** Begin Records for this task **
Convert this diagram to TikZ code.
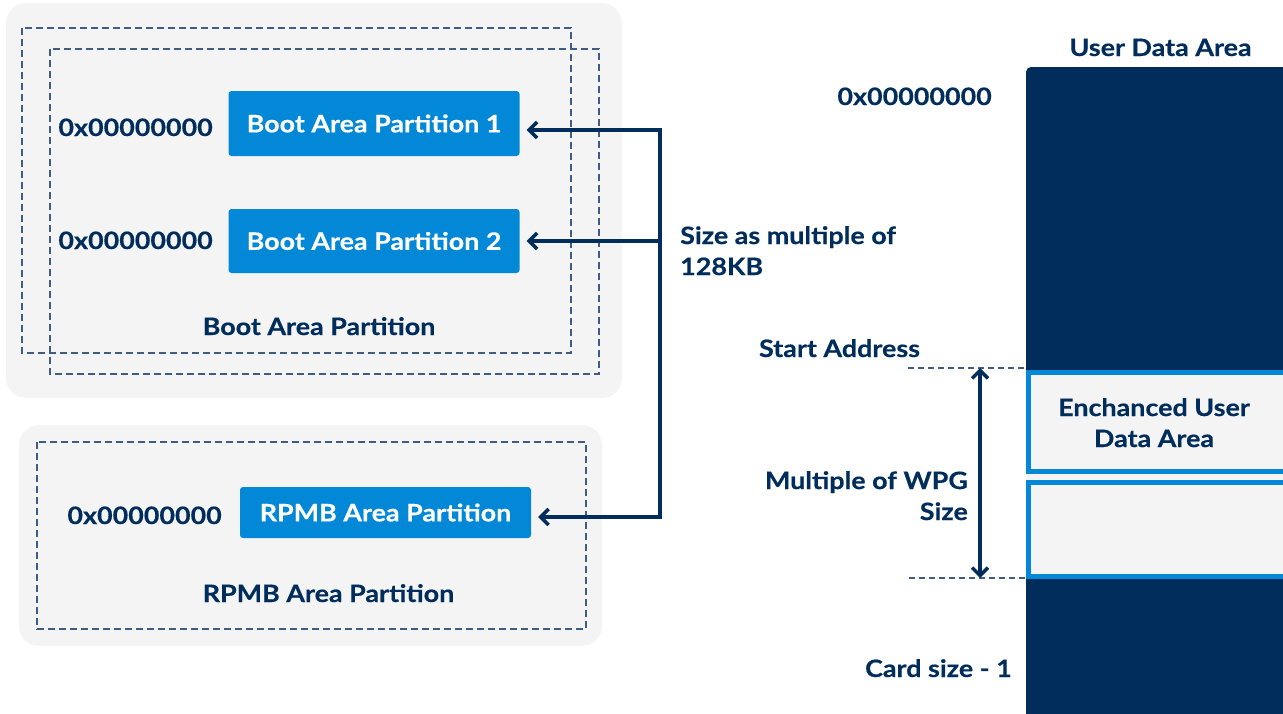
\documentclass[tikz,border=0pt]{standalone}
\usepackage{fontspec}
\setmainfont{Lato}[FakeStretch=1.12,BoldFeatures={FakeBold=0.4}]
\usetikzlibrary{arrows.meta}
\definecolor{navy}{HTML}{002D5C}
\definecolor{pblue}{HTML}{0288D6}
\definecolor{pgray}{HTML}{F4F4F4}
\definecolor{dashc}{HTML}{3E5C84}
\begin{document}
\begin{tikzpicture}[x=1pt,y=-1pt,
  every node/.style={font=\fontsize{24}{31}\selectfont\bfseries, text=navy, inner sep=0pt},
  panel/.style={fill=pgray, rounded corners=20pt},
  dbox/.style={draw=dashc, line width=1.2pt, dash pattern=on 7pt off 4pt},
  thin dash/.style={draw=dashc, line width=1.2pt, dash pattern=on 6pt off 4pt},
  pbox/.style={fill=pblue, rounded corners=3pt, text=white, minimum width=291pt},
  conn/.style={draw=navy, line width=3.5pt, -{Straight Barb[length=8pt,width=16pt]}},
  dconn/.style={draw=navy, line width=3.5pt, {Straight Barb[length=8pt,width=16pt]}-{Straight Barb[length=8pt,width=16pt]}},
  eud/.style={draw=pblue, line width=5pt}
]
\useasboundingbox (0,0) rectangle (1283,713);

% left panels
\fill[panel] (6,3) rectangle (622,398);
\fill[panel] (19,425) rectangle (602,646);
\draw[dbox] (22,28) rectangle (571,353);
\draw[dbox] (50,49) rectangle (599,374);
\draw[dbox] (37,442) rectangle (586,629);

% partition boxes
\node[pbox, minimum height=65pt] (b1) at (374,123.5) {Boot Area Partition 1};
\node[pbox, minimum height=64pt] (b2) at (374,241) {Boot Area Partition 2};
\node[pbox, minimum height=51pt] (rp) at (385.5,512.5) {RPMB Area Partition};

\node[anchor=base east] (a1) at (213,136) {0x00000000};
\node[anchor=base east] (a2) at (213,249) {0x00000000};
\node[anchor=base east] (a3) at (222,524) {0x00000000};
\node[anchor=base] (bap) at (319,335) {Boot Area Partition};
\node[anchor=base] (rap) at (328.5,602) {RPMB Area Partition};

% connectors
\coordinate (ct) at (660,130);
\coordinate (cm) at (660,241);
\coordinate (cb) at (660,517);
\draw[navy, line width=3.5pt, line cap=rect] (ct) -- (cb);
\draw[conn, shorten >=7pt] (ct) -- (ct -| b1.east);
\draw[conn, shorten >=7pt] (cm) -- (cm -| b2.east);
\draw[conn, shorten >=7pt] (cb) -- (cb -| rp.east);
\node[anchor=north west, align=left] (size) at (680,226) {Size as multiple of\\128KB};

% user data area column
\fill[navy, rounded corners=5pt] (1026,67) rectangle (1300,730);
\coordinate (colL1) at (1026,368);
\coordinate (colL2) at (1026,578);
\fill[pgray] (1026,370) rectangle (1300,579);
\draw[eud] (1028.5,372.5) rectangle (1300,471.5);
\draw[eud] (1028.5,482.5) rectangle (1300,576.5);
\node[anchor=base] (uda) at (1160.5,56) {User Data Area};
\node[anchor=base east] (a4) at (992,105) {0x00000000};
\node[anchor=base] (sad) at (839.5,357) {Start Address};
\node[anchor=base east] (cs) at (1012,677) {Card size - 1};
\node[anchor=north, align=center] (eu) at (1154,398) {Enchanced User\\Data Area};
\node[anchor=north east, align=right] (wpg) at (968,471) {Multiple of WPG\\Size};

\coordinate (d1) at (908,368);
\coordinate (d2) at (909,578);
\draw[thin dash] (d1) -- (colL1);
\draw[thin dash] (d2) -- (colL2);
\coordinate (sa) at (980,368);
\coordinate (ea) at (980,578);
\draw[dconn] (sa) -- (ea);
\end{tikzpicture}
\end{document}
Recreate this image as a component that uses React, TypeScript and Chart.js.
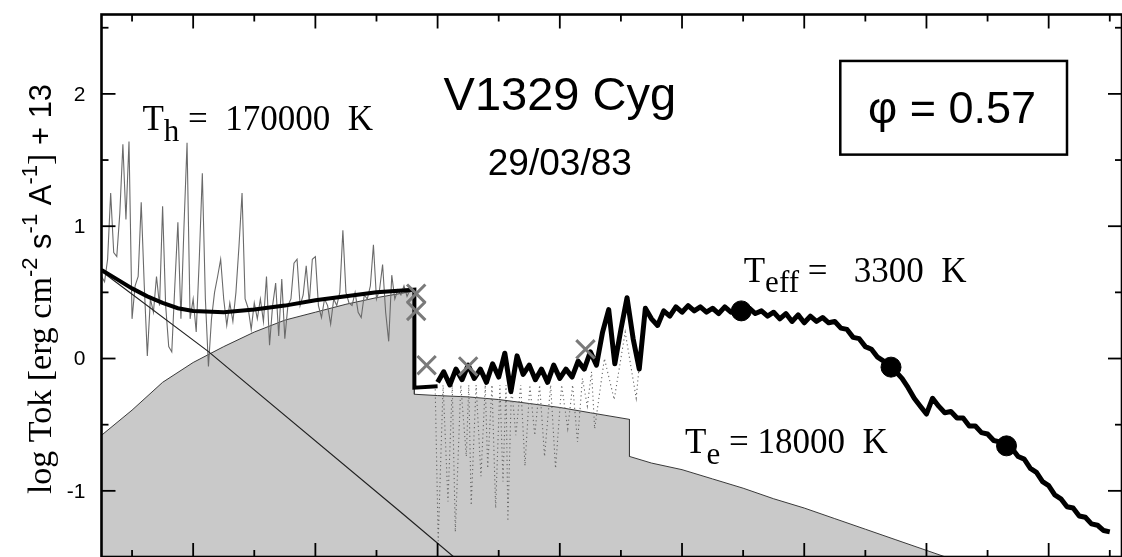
** End Records for this task **
# [Set exercise]
Output all of the data exactly as it stands, minus any images.

# [Answer to the exercise]
Convert this diagram to TikZ code.
\documentclass[tikz,border=0pt]{standalone}
\usepackage{fontspec}
\setmainfont{Lato}[FakeStretch=1.12,BoldFeatures={FakeBold=0.4}]
\usetikzlibrary{arrows.meta}
\definecolor{navy}{HTML}{002D5C}
\definecolor{pblue}{HTML}{0288D6}
\definecolor{pgray}{HTML}{F4F4F4}
\definecolor{dashc}{HTML}{3E5C84}
\begin{document}
\begin{tikzpicture}[x=1pt,y=-1pt,
  every node/.style={font=\fontsize{24}{31}\selectfont\bfseries, text=navy, inner sep=0pt},
  panel/.style={fill=pgray, rounded corners=20pt},
  dbox/.style={draw=dashc, line width=1.2pt, dash pattern=on 7pt off 4pt},
  thin dash/.style={draw=dashc, line width=1.2pt, dash pattern=on 6pt off 4pt},
  pbox/.style={fill=pblue, rounded corners=3pt, text=white, minimum width=291pt},
  conn/.style={draw=navy, line width=3.5pt, -{Straight Barb[length=8pt,width=16pt]}},
  dconn/.style={draw=navy, line width=3.5pt, {Straight Barb[length=8pt,width=16pt]}-{Straight Barb[length=8pt,width=16pt]}},
  eud/.style={draw=pblue, line width=5pt}
]
\useasboundingbox (0,0) rectangle (1283,713);

% left panels
\fill[panel] (6,3) rectangle (622,398);
\fill[panel] (19,425) rectangle (602,646);
\draw[dbox] (22,28) rectangle (571,353);
\draw[dbox] (50,49) rectangle (599,374);
\draw[dbox] (37,442) rectangle (586,629);

% partition boxes
\node[pbox, minimum height=65pt] (b1) at (374,123.5) {Boot Area Partition 1};
\node[pbox, minimum height=64pt] (b2) at (374,241) {Boot Area Partition 2};
\node[pbox, minimum height=51pt] (rp) at (385.5,512.5) {RPMB Area Partition};

\node[anchor=base east] (a1) at (213,136) {0x00000000};
\node[anchor=base east] (a2) at (213,249) {0x00000000};
\node[anchor=base east] (a3) at (222,524) {0x00000000};
\node[anchor=base] (bap) at (319,335) {Boot Area Partition};
\node[anchor=base] (rap) at (328.5,602) {RPMB Area Partition};

% connectors
\coordinate (ct) at (660,130);
\coordinate (cm) at (660,241);
\coordinate (cb) at (660,517);
\draw[navy, line width=3.5pt, line cap=rect] (ct) -- (cb);
\draw[conn, shorten >=7pt] (ct) -- (ct -| b1.east);
\draw[conn, shorten >=7pt] (cm) -- (cm -| b2.east);
\draw[conn, shorten >=7pt] (cb) -- (cb -| rp.east);
\node[anchor=north west, align=left] (size) at (680,226) {Size as multiple of\\128KB};

% user data area column
\fill[navy, rounded corners=5pt] (1026,67) rectangle (1300,730);
\coordinate (colL1) at (1026,368);
\coordinate (colL2) at (1026,578);
\fill[pgray] (1026,370) rectangle (1300,579);
\draw[eud] (1028.5,372.5) rectangle (1300,471.5);
\draw[eud] (1028.5,482.5) rectangle (1300,576.5);
\node[anchor=base] (uda) at (1160.5,56) {User Data Area};
\node[anchor=base east] (a4) at (992,105) {0x00000000};
\node[anchor=base] (sad) at (839.5,357) {Start Address};
\node[anchor=base east] (cs) at (1012,677) {Card size - 1};
\node[anchor=north, align=center] (eu) at (1154,398) {Enchanced User\\Data Area};
\node[anchor=north east, align=right] (wpg) at (968,471) {Multiple of WPG\\Size};

\coordinate (d1) at (908,368);
\coordinate (d2) at (909,578);
\draw[thin dash] (d1) -- (colL1);
\draw[thin dash] (d2) -- (colL2);
\coordinate (sa) at (980,368);
\coordinate (ea) at (980,578);
\draw[dconn] (sa) -- (ea);
\end{tikzpicture}
\end{document}
Recreate this image as a component that uses React, TypeScript and Chart.js.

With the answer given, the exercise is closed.